Indécent parce qu’indéniablement, et je préfère le dire dès maintenant comme ça c’est fait : si jamais les concerts devaient reprendre comme avant (je n’y crois pas personnellement mais le fait que je n’y croie pas ne fait pas disparaître l’hypothèse), alors nous devrions profiter de cette crise, pour au moins trois raisons.
D’abord, nous faisons face à un afflux de cash jamais vu dans notre histoire, alors que c’était notre problème le plus criant : devoir attendre que nos albums tournent sur scène et en radio pour se refaire et pouvoir lancer les suivants. On s’était même remotivés à refaire un tour des banques fin 2019, et j’avais identifié des systèmes d’aides à la trésorerie, je me disais putain c’est ça qu’il faut, faut que j’aille les voir avec une belle cheumise.
Également dans le sens où nous avions consacré les deux ou trois dernières années à travailler nos financements, nouant des relations de confiance avec nos financeurs publics de référence (la Région Pays de la Loire, le Ministère, le CNM, salut les copains!), améliorant notre connaissance des aides des organismes privés, rationalisant notre gestion pour pouvoir tenir le rythme. On a même embauché des administrateurs et lancé des appels à projets, c’est dire un peu la folie. Et depuis le début du confinement j’entends trop d’histoires de collègues et concurrents au tapis ou en PLS devant le merdier. Moi c’est pas compliqué j’ai pas sorti d’EP depuis 2016 et la nuit je rêve de requêtes SQL. J’ai envie de dire aux copains appelez-moi, et j’ai envie de dire aux concurrents go jouer sur facebook.
Enfin, dans le sens où depuis dix ans, notre modèle n’avait cessé de se diversifier pour tendre à dépendre le moins possible d’une activité en particulier.
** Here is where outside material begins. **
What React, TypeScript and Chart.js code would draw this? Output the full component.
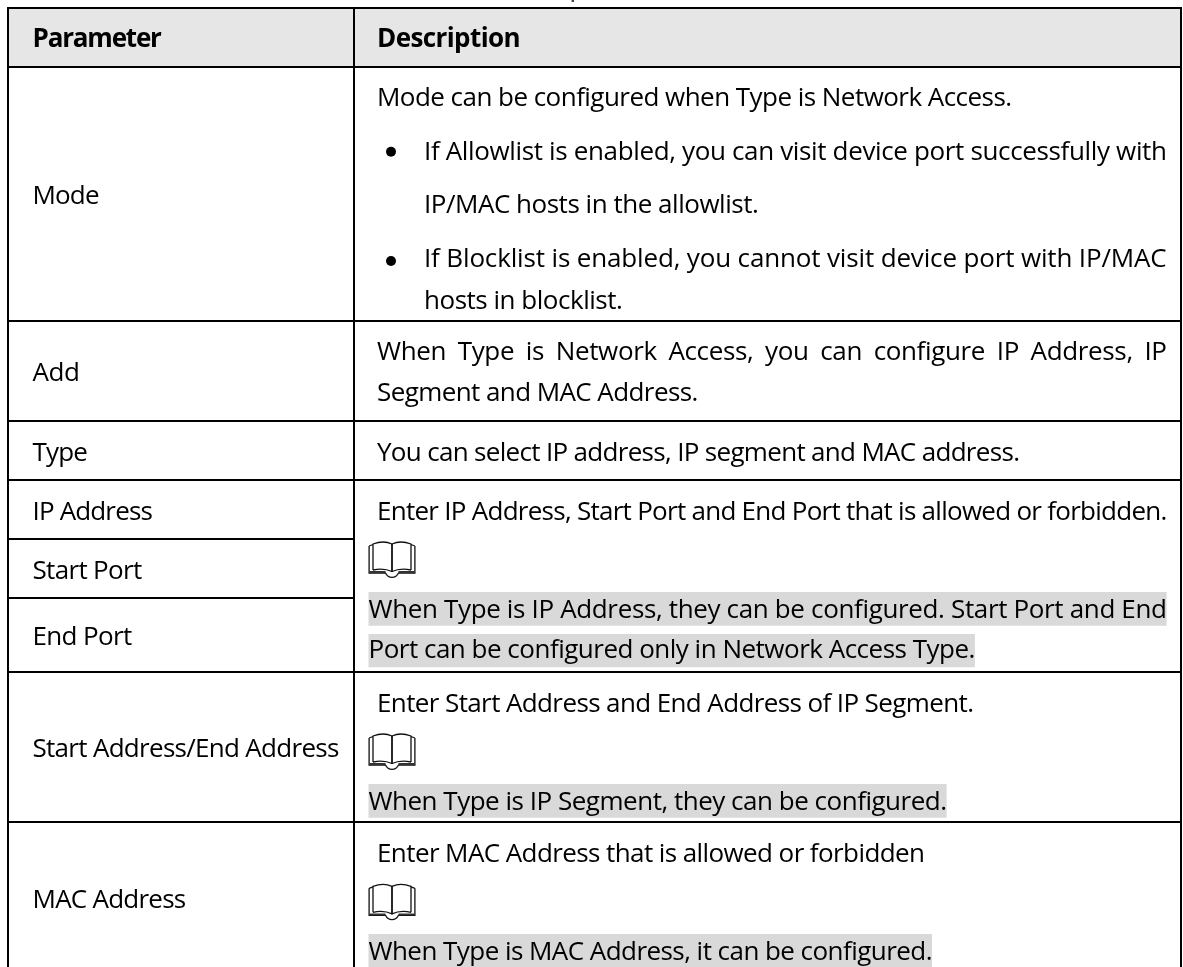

Et la crise sanitaire actuelle ne fait que confirmer cette nécessité puisqu’on voit bien que lorsque les concerts s’arrêtent, même si on meurt pas tout de suite, on est quand même pas bien.
Une fois ce constat fait, vient à l’esprit de l’entrepreneur musical péri-urbain revanchard (que je suis probablement) un genre de dialogue entre les 2 petites voix là :
– wesh on l’a pas volé ce cash, depuis le temps qu’on gagne un demi-SMIC horaire
– ce cash, il aurait peut-être pu (ou dû ?) servir à sauver des vies, les masques etc
– nan mais c’est du prêt de toute façon faudra le rendre et on paiera les intérêts
– il faut urgemment repenser le modèle et se recentrer vers nos besoins primaires
– ok mais nous on fait de l’Art, ça sert la condition humaine en général, justement la crise montre qu’on doit arrêter de se comporter comme des animaux
– va dire ça à un mec qui meurt de faim ou qui tousse
– bof de toute façon des mecs meurent tous les jours on n’y peut rien
– ouais ben quand ça sera toi ou tes parents t’arrêteras ptet de faire le gogol sur internet […]
Si tout va bien, ce dialogue dans nos têtes va durer encore quelques belles années.
Sentez-vous libre de continuer à nous soutenir et à nous observer nous battre avec ça, c’est pas du voyeurisme, c’est l’Histoire du Ghetto Folk qui s’écrit sous vos yeux rouges.